Maryland lawmakers failed to reach a consensus on a tax bill and a
proposal to build a casino in Prince George’s County by the end of the legislative session Monday. But they did agree on one thing: Employers cannot require workers and job applicants to hand over passwords to private social media accounts as a condition of employment.
Maryland is the first state to pass such a law; similar measures are pending in California, Illinois and Michigan.
SB 433 (HB 964) doesn’t mention social media platforms by name, but the issue surfaced last year after Robert Collins, a former officer with the state’s Department of Public Safety and Correctional Services, complained about being asked to provide his Facebook log in information during a recertification interview. The department in 2010 began asking prospective employees for user names and passwords to Facebook accounts as part of a background check to screen employees for gang affiliations, but suspended the practice after the American Civil Liberties Union of Maryland filed a complaint on Collins’s behalf, claiming the practice violated his personal privacy.

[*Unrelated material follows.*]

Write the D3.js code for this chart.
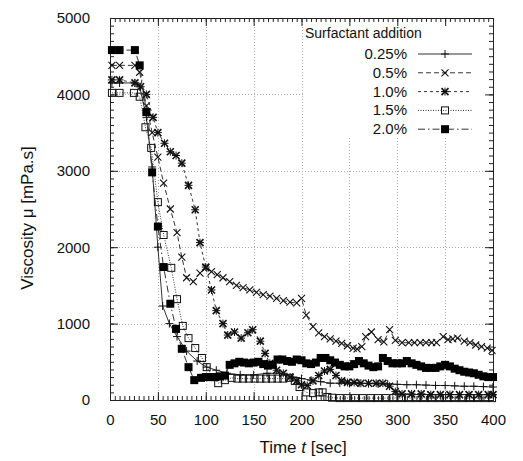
<!DOCTYPE html>
<html>
<head>
<meta charset="utf-8">
<script src="https://cdn.jsdelivr.net/npm/d3@7"></script>
<style>
body { margin: 0; background: #fff; }
text { font-family: "Liberation Sans", Arial, sans-serif; fill: #111; }
</style>
</head>
<body>
<div id="chart"></div>
<script>
// surfactant concentrations (legend labels)
var seriesNames = ["0.25%", "0.5%", "1.0%", "1.5%", "2.0%"];

// time [sec] and viscosity [mPa.s] for each series
var t025 = [2, 10, 26, 31, 38, 44, 50, 55, 62, 70, 80, 91, 101, 111, 122, 136, 150, 164, 177, 191, 200, 210, 220, 230, 240, 250, 260, 270, 280, 290, 300, 310, 320, 330, 340, 350, 360, 370, 380, 390, 400];
var v025 = [4150, 4150, 4150, 4100, 3700, 3050, 2000, 1230, 1000, 830, 640, 510, 430, 390, 350, 330, 330, 350, 350, 300, 280, 260, 240, 220, 220, 220, 220, 215, 210, 210, 205, 200, 200, 195, 190, 190, 185, 180, 180, 175, 170];

var t05 = [2, 10, 26, 31, 38, 44, 50, 56, 63, 70, 75, 80, 87, 94, 100, 106, 112, 118, 125, 132, 139, 146, 153, 160, 167, 174, 181, 188, 195, 200, 205, 212, 218, 224, 230, 236, 242, 248, 254, 258, 263, 267, 273, 280, 286, 292, 298, 305, 312, 318, 324, 330, 336, 341, 348, 353, 358, 363, 370, 376, 382, 388, 394, 399];
var v05 = [4380, 4380, 4380, 4290, 3850, 3500, 3180, 2840, 2500, 2190, 1870, 1600, 1550, 1660, 1730, 1680, 1640, 1600, 1550, 1500, 1470, 1440, 1410, 1380, 1360, 1330, 1300, 1280, 1270, 1330, 1110, 960, 880, 830, 800, 770, 740, 710, 680, 670, 700, 830, 890, 790, 760, 920, 780, 750, 750, 750, 750, 750, 750, 750, 830, 790, 800, 810, 770, 750, 720, 700, 680, 650];

var t10 = [2, 10, 26, 32, 38, 45, 50, 57, 63, 69, 75, 82, 89, 94, 100, 106, 111, 118, 123, 130, 137, 144, 149, 157, 162, 167, 174, 181, 188, 195, 200, 206, 212, 218, 224, 230, 236, 242, 248, 255, 262, 270, 278, 285, 292, 298, 305, 315, 325, 335, 345, 355, 365, 375, 385, 395, 400];
var v10 = [4190, 4190, 4150, 4100, 4000, 3700, 3500, 3360, 3250, 3200, 3100, 2810, 2490, 2060, 1740, 1440, 1170, 1000, 850, 890, 810, 880, 920, 770, 610, 480, 390, 350, 300, 250, 200, 190, 250, 320, 380, 400, 320, 250, 230, 230, 220, 220, 220, 220, 180, 110, 80, 80, 80, 70, 70, 70, 70, 70, 70, 70, 70];

var t15 = [2, 10, 25, 31, 37, 43, 50, 56, 64, 70, 76, 82, 89, 96, 101, 108, 113, 120, 127, 133, 139, 145, 151, 157, 163, 169, 175, 181, 187, 193, 198, 205, 212, 218, 222, 227, 232, 240, 248, 256, 264, 272, 280, 288, 296, 304, 312, 320, 328, 336, 344, 352, 360, 368, 376, 384, 392, 399];
var v15 = [4020, 4020, 4020, 3970, 3570, 3300, 2590, 2160, 1730, 1320, 970, 810, 680, 550, 430, 300, 220, 260, 290, 280, 280, 280, 280, 280, 280, 280, 280, 280, 290, 250, 170, 100, 90, 100, 100, 40, 30, 25, 25, 25, 25, 25, 25, 25, 25, 25, 25, 25, 25, 25, 25, 25, 25, 25, 25, 25, 25, 25];

var t20 = [2, 10, 26, 31, 38, 44, 50, 56, 63, 69, 75, 82, 88, 95, 100, 105, 110, 115, 120, 125, 130, 135, 140, 145, 150, 155, 160, 165, 170, 175, 180, 185, 190, 195, 200, 205, 210, 215, 220, 225, 230, 235, 240, 245, 250, 255, 260, 265, 270, 275, 280, 285, 290, 295, 300, 305, 310, 315, 320, 325, 330, 335, 340, 345, 350, 355, 360, 365, 370, 375, 380, 385, 390, 395, 400];
var v20 = [4580, 4580, 4580, 4380, 3770, 2980, 2270, 1740, 1260, 930, 670, 430, 260, 290, 300, 300, 300, 310, 320, 460, 480, 500, 490, 480, 490, 500, 470, 450, 460, 530, 530, 510, 500, 530, 520, 480, 470, 490, 550, 550, 520, 490, 460, 440, 440, 470, 510, 480, 450, 430, 440, 550, 510, 480, 480, 480, 510, 480, 460, 440, 420, 420, 420, 440, 460, 440, 410, 390, 370, 360, 350, 330, 310, 300, 300];

// axis ticks
var xTicks = [0, 50, 100, 150, 200, 250, 300, 350, 400];
var yTicks = [0, 1000, 2000, 3000, 4000, 5000];

function init() {
    var w = 523;
    var h = 461;
    var left = 110, right = 493, top = 18, bottom = 400;

    var svg = d3.select("#chart")
                .append("svg")
                .attr("width", w)
                .attr("height", h);

    var x = d3.scaleLinear().domain([0, 400]).range([left, right]);
    var y = d3.scaleLinear().domain([0, 5000]).range([bottom, top]);

    //Grid
    var grid = svg.append("g").attr("stroke", "#aaa").attr("stroke-width", 1).attr("stroke-dasharray", "1,2");
    grid.selectAll(".gx")
        .data(xTicks.slice(1, -1))
        .enter()
        .append("line")
        .attr("x1", function(d){ return Math.round(x(d)) + 0.5; })
        .attr("x2", function(d){ return Math.round(x(d)) + 0.5; })
        .attr("y1", top)
        .attr("y2", bottom);
    grid.selectAll(".gy")
        .data(yTicks.slice(1, -1))
        .enter()
        .append("line")
        .attr("y1", function(d){ return Math.round(y(d)) + 0.5; })
        .attr("y2", function(d){ return Math.round(y(d)) + 0.5; })
        .attr("x1", left)
        .attr("x2", right);

    // legend background covers the grid
    svg.append("rect")
        .attr("x", 303).attr("y", top + 1)
        .attr("width", right - 304).attr("height", 117)
        .attr("fill", "#fff");

    //Axes: major and minor ticks, inward, mirrored on all sides
    var minorX = d3.range(0, 401, 5);
    var minorY = d3.range(0, 5001, 100);
    svg.append("g").attr("transform", "translate(0," + bottom + ")")
        .call(d3.axisBottom(x).tickValues(minorX).tickSize(-4).tickFormat(""));
    svg.append("g").attr("transform", "translate(0," + bottom + ")")
        .call(d3.axisBottom(x).tickValues(xTicks).tickSize(-8).tickPadding(14).tickFormat(d3.format("d")))
        .attr("class", "xaxis");
    svg.append("g").attr("transform", "translate(0," + top + ")")
        .call(d3.axisTop(x).tickValues(minorX).tickSize(-4).tickFormat(""));
    svg.append("g").attr("transform", "translate(0," + top + ")")
        .call(d3.axisTop(x).tickValues(xTicks).tickSize(-8).tickFormat(""));
    svg.append("g").attr("transform", "translate(" + left + ",0)")
        .call(d3.axisLeft(y).tickValues(minorY).tickSize(-4).tickFormat(""));
    svg.append("g").attr("transform", "translate(" + left + ",0)")
        .call(d3.axisLeft(y).tickValues(yTicks).tickSize(-8).tickPadding(20).tickFormat(d3.format("d")))
        .attr("class", "yaxis");
    svg.append("g").attr("transform", "translate(" + right + ",0)")
        .call(d3.axisRight(y).tickValues(minorY).tickSize(-4).tickFormat(""));
    svg.append("g").attr("transform", "translate(" + right + ",0)")
        .call(d3.axisRight(y).tickValues(yTicks).tickSize(-8).tickFormat(""));
    svg.selectAll(".domain").attr("stroke", "#222");
    svg.selectAll(".tick line").attr("stroke", "#222");
    svg.selectAll(".xaxis text, .yaxis text")
        .style("font-family", "'Liberation Sans', Arial, sans-serif")
        .style("font-size", "15px")
        .attr("fill", "#111");

    //Titles
    var xt = svg.append("text")
        .attr("x", 303).attr("y", 453)
        .attr("text-anchor", "middle")
        .style("font-size", "17px");
    xt.append("tspan").text("Time ");
    xt.append("tspan").style("font-style", "italic").text("t");
    xt.append("tspan").text(" [sec]");
    svg.append("text")
        .attr("transform", "translate(33,218) rotate(-90)")
        .attr("text-anchor", "middle")
        .style("font-size", "17px")
        .text("Viscosity  \u03bc [mPa.s]");

    //Series
    var series = [
        { name: seriesNames[0], t: t025, v: v025, dash: null, mark: "plus" },
        { name: seriesNames[1], t: t05, v: v05, dash: "5,3", mark: "cross" },
        { name: seriesNames[2], t: t10, v: v10, dash: "3,3", mark: "star" },
        { name: seriesNames[3], t: t15, v: v15, dash: "1,1.5", mark: "box" },
        { name: seriesNames[4], t: t20, v: v20, dash: "7,3,1.5,3", mark: "fbox" }
    ];

    function drawMark(g, type, cx, cy) {
        var s = 3.5;
        if (type == "plus" || type == "star") {
            g.append("path").attr("d", "M" + (cx - s - 0.5) + "," + cy + "h" + (2 * s + 1) + "M" + cx + "," + (cy - s - 0.5) + "v" + (2 * s + 1))
                .attr("stroke", "#111").attr("stroke-width", 1).attr("fill", "none");
        }
        if (type == "cross" || type == "star") {
            g.append("path").attr("d", "M" + (cx - s) + "," + (cy - s) + "l" + 2 * s + "," + 2 * s + "M" + (cx - s) + "," + (cy + s) + "l" + 2 * s + "," + (-2 * s))
                .attr("stroke", "#111").attr("stroke-width", type == "star" ? 1.6 : 1.1).attr("fill", "none");
        }
        if (type == "box") {
            g.append("rect").attr("x", cx - s).attr("y", cy - s).attr("width", 2 * s).attr("height", 2 * s)
                .attr("fill", "none").attr("stroke", "#111").attr("stroke-width", 1);
        }
        if (type == "fbox") {
            g.append("rect").attr("x", cx - s - 0.5).attr("y", cy - s - 0.5).attr("width", 2 * s + 1).attr("height", 2 * s + 1)
                .attr("fill", "#000");
        }
    }

    var line = d3.line()
        .x(function(d){ return x(d[0]); })
        .y(function(d){ return y(d[1]); });

    series.forEach(function(s) {
        var pts = s.t.map(function(t, i){ return [t, s.v[i]]; });
        svg.append("path")
            .datum(pts)
            .attr("d", line)
            .attr("fill", "none")
            .attr("stroke", "#333")
            .attr("stroke-width", 1)
            .attr("stroke-dasharray", s.dash);
        var g = svg.append("g");
        pts.forEach(function(p){ drawMark(g, s.mark, x(p[0]), y(p[1])); });
    });

    //Legend
    svg.append("text")
        .attr("x", 305).attr("y", 38)
        .style("font-size", "14px")
        .text("Surfactant addition");
    series.forEach(function(s, i) {
        var ly = 54 + i * 18.8;
        svg.append("text")
            .attr("x", 407).attr("y", ly + 5)
            .attr("text-anchor", "end")
            .style("font-size", "15px")
            .text(s.name);
        svg.append("line")
            .attr("x1", 418).attr("x2", 472)
            .attr("y1", ly).attr("y2", ly)
            .attr("stroke", "#333")
            .attr("stroke-dasharray", s.dash);
        drawMark(svg.append("g"), s.mark, 445, ly);
    });
}
window.onload = init;
</script>
</body>
</html>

A second bill, SB 434 (HB 746), that would have outlawed universities from requiring students and college applicants to disclose user names and passwords for personal electronic accounts passed in the Senate but died in the House. The bill came on the heels of a growing number of universities hiring third-party vendors to monitor student athletes’ Tweets and Facebook posts by having students install social media monitoring software onto personal electronic devices.
Brad Shear, a Bethesda attorney who worked with Sen. Ronald Young’s office on both bills, said banning employers from collecting password-protected information is a win for both employees and companies.
“It not only protects employees’ privacy, it also protects employers,” said Shear, who in 2010 helped draft Maryland’s election laws regulating candidates’ use of social media pages. “It protects [employers] from having to create new legal duties and liabilities and compliance costs.”
The legislation now heads to Gov. Martin O’Malley (D).